Ether’s (ETH) $230-million options expiry on Friday appears to have shifted market sentiment in favor of the bulls, at least momentarily, as investors remain cautiously optimistic about the upcoming London hard fork and the prospect that Bitcoin (BTC) has established a firm bottom.
ETH price update
ETH rose more than 6.5% to $2,370 on Sunday, the highest in over two weeks, according to Cointelegraph Markets Pro. Weekend trade volumes remained characteristically low at just over $18 billion.
At current values, Ether has a total market capitalization of $274.8 billion.
The decentralized finance (DeFi) market, which is largely built on top of Ethereum, saw cumulative gains of 9% on Sunday. The total market value of DeFi coins is $67.3 billion, according to CoinGecko data.
Meanwhile, Bitcoin’s price crossed $35,600, having gained 2.6%.
The battle between the bulls and the bears was on display in the options market last month, with both camps expecting extreme price fluctuations for Ether leading into the options expiry on Friday. As Cointelegraph reported, the $2,200 price level is where the bulls start to increase their lead, as evidenced by the ratio of call options to put options.
London hard fork looms
Ethereum’s London hard fork, which contains the highly anticipated Ethereum Improvement Proposal 1559, launched on the Ropsten testnet on June 24, setting the stage for the full mainnet implementation later in July.

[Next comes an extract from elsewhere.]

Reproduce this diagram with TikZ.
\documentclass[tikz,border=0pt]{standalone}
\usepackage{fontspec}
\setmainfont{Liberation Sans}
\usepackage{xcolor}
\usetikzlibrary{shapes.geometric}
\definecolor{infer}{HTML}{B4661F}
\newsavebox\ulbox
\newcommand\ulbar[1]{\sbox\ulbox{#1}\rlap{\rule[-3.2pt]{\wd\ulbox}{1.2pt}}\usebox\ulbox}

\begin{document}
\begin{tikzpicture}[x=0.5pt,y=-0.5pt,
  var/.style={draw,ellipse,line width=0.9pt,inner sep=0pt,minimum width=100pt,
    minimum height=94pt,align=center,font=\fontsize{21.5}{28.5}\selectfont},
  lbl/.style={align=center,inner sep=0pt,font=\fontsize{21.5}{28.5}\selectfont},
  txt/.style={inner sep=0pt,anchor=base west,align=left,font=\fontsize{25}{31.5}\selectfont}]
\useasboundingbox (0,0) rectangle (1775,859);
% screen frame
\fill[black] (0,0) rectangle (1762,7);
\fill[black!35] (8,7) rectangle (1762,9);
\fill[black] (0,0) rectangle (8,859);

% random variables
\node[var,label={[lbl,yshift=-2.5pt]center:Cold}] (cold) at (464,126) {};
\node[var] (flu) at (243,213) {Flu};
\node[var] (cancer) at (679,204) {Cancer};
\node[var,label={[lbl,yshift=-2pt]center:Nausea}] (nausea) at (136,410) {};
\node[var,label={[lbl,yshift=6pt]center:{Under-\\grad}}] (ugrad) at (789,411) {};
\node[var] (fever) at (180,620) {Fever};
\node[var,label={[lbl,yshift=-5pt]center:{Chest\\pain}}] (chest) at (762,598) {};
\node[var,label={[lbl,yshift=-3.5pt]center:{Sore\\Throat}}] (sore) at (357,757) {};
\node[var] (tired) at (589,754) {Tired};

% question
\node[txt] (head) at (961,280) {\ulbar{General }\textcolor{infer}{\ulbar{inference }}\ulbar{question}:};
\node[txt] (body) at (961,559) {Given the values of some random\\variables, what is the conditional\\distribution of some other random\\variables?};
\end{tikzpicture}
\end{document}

The hard fork is anticipated to have a positive impact on Ether’s value thanks to several proposal upgrades, including the transition to the eco-friendly proof-of-stake consensus and a new “scarcity” feature that will reduce the number of tokens in circulation.
Analysts expect investors to increase their exposure to ETH leading into the hard fork. On-chain data suggests this is already happening, as Ethereum registered over 750,000 active addresses last week, exceeding Bitcoin by a considerable margin.
Analytics firm Santiment, which provided the data, described the active-address flippening as “historic.”